Desert Phenomenology

{UPDATE 24 March 2008: Please note the 'Desert Landscape' blog is defunct and the links were broken. A shame}

Uriah Kriegel at Desert Landscapes has had a number of interesting recent posts on phenomenological topics. The most recent discusses Alva Noe and Sean Kelly's take on perceptual constancies, which I discussed in previous posts (here and here). He leans toward Kelly's view as I did.

Thursday, September 01, 2005

Whole Lotta Worlds

I enjoyed reading David Lewis’ On the Plurality of Worlds. Of course, for me it was like entering a theater in the third act: my eclectic self-education has big holes in it which inhibit my comprehension of such a work.

The usefulness of expressing modal concepts in terms of possible worlds seems clear enough (here’s a blog post which outlines this well – hat tip to the latest philosophy carnival). David Lewis argues that the value and utility of possible worlds in modal thinking points to a metaphysical or ontological argument that the full set of possible worlds exists concretely. In the book he defends this thesis.

Most other philosophers would say possible worlds are abstract, like mathematical objects. Even setting aside that the ontological status of mathematical objects is highly controversial topic, Lewis moves from his usual modest tone toward vehemence in criticizing these views as insufficient in supplying the full structure needed for possible worlds; further the question of how the actual world is selected from the set of abstract possibilities is either inadequate or “magical” in competing accounts.

In other words a sufficient proposal for a modal metaphysics either needs to have Lewis’ ontological panoply of concrete worlds, or else we need a fuller account of the ontological status of the abstract world along with a detailed mechanism for selecting the actual world (in Lewis’ scheme, “actual” just means the world we happen to be in, but there is nothing else special about it relative to the other worlds).

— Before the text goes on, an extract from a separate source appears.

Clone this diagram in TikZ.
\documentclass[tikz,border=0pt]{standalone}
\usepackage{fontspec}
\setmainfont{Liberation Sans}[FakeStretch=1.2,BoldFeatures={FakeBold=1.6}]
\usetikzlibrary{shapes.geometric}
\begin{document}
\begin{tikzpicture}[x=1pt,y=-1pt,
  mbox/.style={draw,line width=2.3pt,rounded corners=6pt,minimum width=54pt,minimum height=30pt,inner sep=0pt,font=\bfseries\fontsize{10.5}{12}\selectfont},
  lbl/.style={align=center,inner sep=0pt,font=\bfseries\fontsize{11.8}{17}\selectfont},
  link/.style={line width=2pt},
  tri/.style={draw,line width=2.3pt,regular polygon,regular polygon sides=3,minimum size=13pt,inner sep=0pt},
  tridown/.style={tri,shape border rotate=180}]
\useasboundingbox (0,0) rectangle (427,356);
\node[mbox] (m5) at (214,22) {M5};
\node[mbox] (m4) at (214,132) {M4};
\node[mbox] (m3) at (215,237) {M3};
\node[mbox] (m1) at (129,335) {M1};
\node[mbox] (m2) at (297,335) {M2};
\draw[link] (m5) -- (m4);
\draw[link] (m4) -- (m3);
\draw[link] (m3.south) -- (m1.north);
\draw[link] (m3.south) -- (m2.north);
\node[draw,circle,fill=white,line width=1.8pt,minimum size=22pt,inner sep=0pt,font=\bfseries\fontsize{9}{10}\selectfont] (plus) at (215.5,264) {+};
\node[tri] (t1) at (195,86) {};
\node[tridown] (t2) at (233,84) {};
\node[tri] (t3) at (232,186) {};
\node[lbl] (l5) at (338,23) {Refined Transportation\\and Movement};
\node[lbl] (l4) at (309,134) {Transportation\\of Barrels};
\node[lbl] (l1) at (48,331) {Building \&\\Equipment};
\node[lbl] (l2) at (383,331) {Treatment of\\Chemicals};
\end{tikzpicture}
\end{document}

Note that this means a system with only one actual concrete world and no ‘abstract realm+selection’ endowment is simply an inadequate metaphysics. While Lewis takes this for granted, I think it's interesting that seemingly only a small subset of philosophers would endorse either the Lewisian system or an abstract alternative with full mechanisms for addressing the Lewisian critique. They are presumably content to deal with modality in epistemological and linguistic arenas unburdened by the metaphysical worries.

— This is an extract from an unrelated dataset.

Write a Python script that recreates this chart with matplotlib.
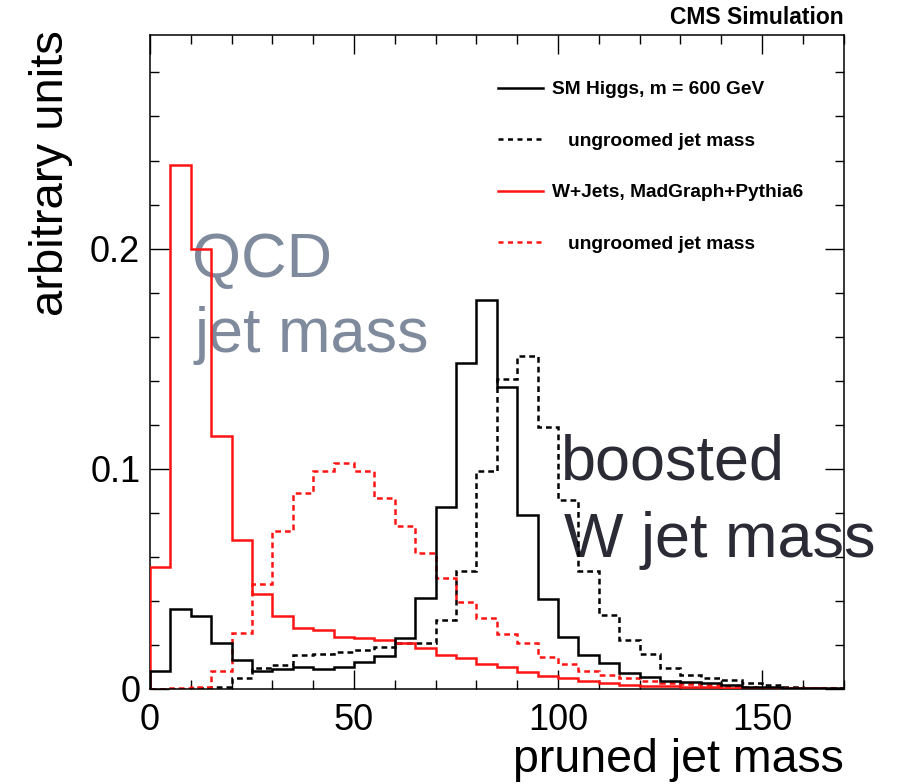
import numpy as np
import matplotlib
matplotlib.use("Agg")
import matplotlib.pyplot as plt
from matplotlib.lines import Line2D
from matplotlib.ticker import FixedLocator, MultipleLocator

# ---------------- data (5 GeV bins, 0-170) ----------------
bin_edges = np.arange(0, 175, 5)

higgs_pruned = [0.008, 0.0365, 0.033, 0.021, 0.013, 0.008, 0.009, 0.0099, 0.009, 0.0102,
                0.0123, 0.015, 0.023, 0.0414, 0.0827, 0.148, 0.1767, 0.137, 0.0789, 0.041,
                0.0234, 0.0155, 0.0118, 0.0074, 0.0055, 0.0036, 0.0032, 0.0029, 0.0017, 0.0011,
                0.0008, 0.0006, 0.0005, 0.0003]
higgs_ungroomed = [0.0002, 0.0002, 0.0003, 0.001, 0.005, 0.0094, 0.011, 0.0155, 0.016, 0.0167,
                   0.0179, 0.019, 0.021, 0.021, 0.0314, 0.0537, 0.099, 0.141, 0.151, 0.119,
                   0.086, 0.0537, 0.0336, 0.0223, 0.016, 0.0094, 0.0064, 0.0052, 0.0039, 0.0029,
                   0.0017, 0.0011, 0.0006, 0.0003]
wjets_pruned = [0.0556, 0.238, 0.200, 0.115, 0.0676, 0.0433, 0.033, 0.0277, 0.0266, 0.0237,
                0.023, 0.0223, 0.021, 0.0186, 0.0155, 0.0139, 0.0115, 0.0099, 0.0075, 0.0059,
                0.0051, 0.0035, 0.0025, 0.002, 0.0015, 0.0012, 0.001, 0.0008, 0.0006, 0.0005,
                0.0004, 0.0003, 0.0003, 0.0002]
wjets_ungroomed = [0.0002, 0.0003, 0.001, 0.0083, 0.0253, 0.0478, 0.0717, 0.089, 0.099, 0.1026,
                   0.099, 0.0867, 0.074, 0.0617, 0.0502, 0.0397, 0.0322, 0.025, 0.021, 0.0147,
                   0.0115, 0.0083, 0.0063, 0.0049, 0.0038, 0.0028, 0.0021, 0.0017, 0.0012, 0.0008,
                   0.0006, 0.0005, 0.0004, 0.0003]

legend_labels = ["SM Higgs, m = 600 GeV", "   ungroomed jet mass",
                 "W+Jets, MadGraph+Pythia6", "   ungroomed jet mass"]
x_ticks = [0, 50, 100, 150]
x_tick_labels = ["0", "50", "100", "150"]
y_ticks = [0, 0.1, 0.2]
y_tick_labels = ["0", "0.1", "0.2"]

# ---------------- figure ----------------
plt.rcParams["font.family"] = ["Liberation Sans", "DejaVu Sans"]
W, H = 897, 784
fig = plt.figure(figsize=(W / 100, H / 100), dpi=100)
ax = fig.add_axes([150 / W, 1 - 689 / H, 693.5 / W, 654 / H])

lw = 1.8
dash = (0, (2.3, 1.6))
red = "#ff1414"
ax.stairs(higgs_ungroomed, bin_edges, color="black", lw=lw, ls=dash, zorder=2)
ax.stairs(wjets_ungroomed, bin_edges, color=red, lw=lw, ls=dash, zorder=2)
ax.stairs(wjets_pruned, bin_edges, color=red, lw=lw, zorder=3)
ax.stairs(higgs_pruned, bin_edges, color="black", lw=lw, zorder=3)

ax.set_xlim(0, 170)
ax.set_ylim(0, 0.297)

ax.xaxis.set_major_locator(FixedLocator(x_ticks))
ax.set_xticklabels(x_tick_labels)
ax.xaxis.set_minor_locator(MultipleLocator(10))
ax.yaxis.set_major_locator(FixedLocator(y_ticks))
ax.set_yticklabels(y_tick_labels)
ax.yaxis.set_minor_locator(MultipleLocator(0.02))

ax.tick_params(which="both", direction="in", top=True, right=True, width=1.0)
ax.tick_params(which="major", length=13.7)
ax.tick_params(which="minor", length=6.8)
ax.tick_params(axis="x", labelsize=26, pad=10)
ax.tick_params(axis="y", labelsize=26, pad=7)
for s in ax.spines.values():
    s.set_linewidth(1.1)

# legend
handles = [Line2D([], [], color="black", lw=lw),
           Line2D([], [], color="black", lw=lw, ls=(0, (2.0, 1.8))),
           Line2D([], [], color=red, lw=lw),
           Line2D([], [], color=red, lw=lw, ls=(0, (2.0, 1.8)))]
ax.legend(handles, legend_labels, loc="upper left",
          bbox_to_anchor=(498 / W, 1 - 81 / H), bbox_transform=fig.transFigure,
          frameon=False, prop={"weight": "bold", "size": 13.8},
          handlelength=2.35, handletextpad=0.45, labelspacing=1.78,
          borderpad=0, borderaxespad=0)

# titles / labels
fig.text(843.5 / W, 1 - 17.5 / H, "CMS Simulation", ha="right", va="center",
         fontsize=16.5, fontweight="bold")
fig.text(51 / W, 1 - 30 / H, "arbitrary units", rotation=90, ha="center", va="top",
         fontsize=34)
fig.text(843.5 / W, 1 - 772 / H, "pruned jet mass", ha="right", va="baseline",
         fontsize=33.5)

# annotations (below the histogram lines)
big = 45.4
qcd_col = "#7f8a9d"
w_col = "#2b2b36"
for txt, xp, yp, col in [("QCD", 192, 277, qcd_col), ("jet mass", 194, 352, qcd_col),
                         ("boosted", 561, 480, w_col), ("W jet mass", 564, 557, w_col)]:
    ax.text(xp / W, 1 - yp / H, txt, transform=fig.transFigure, ha="left",
            va="baseline", fontsize=big, color=col, zorder=1, clip_on=False)

fig.savefig("out.png", dpi=100)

While Lewis doesn’t explicitly address it much in this book, the other way to parse the metaphysics is in terms of causality. Lewis’ approach enables him to be a Humean about causality. Everything in the world just happens. If we want to talk about what counterfactual situations could have possibly happened to us, say, then we are talking about things that happen to our counterparts in other worlds. If we want to say there is only one concrete world where things happen and these are caused in a way which could have happened differently (they are contingent things), then we need a model of “real” causation that can handle this selection process. These two alternatives exclude the common assumption many seem to share that there is only one world, but a simple billiard ball notion of causation is all we need. In such a world there is no possibility or contingency at all. Again, this would be an inadequate metaphysics.

So, what do I think of Lewis’ proposal? I don’t like the Humean/fatalistic aspect of it. I would like to think a selection process happens rather than think that every possible world exists in an even-handed way, and we just happen to be in one. But at this point this is a preference on my part, not an argument.

What I get out most out of this is what I’ve been emphasizing in this post: Lewis is an obstacle to those who think they can “get away with” a minimalist metaphysics like single-world physicalism. It’s not enough.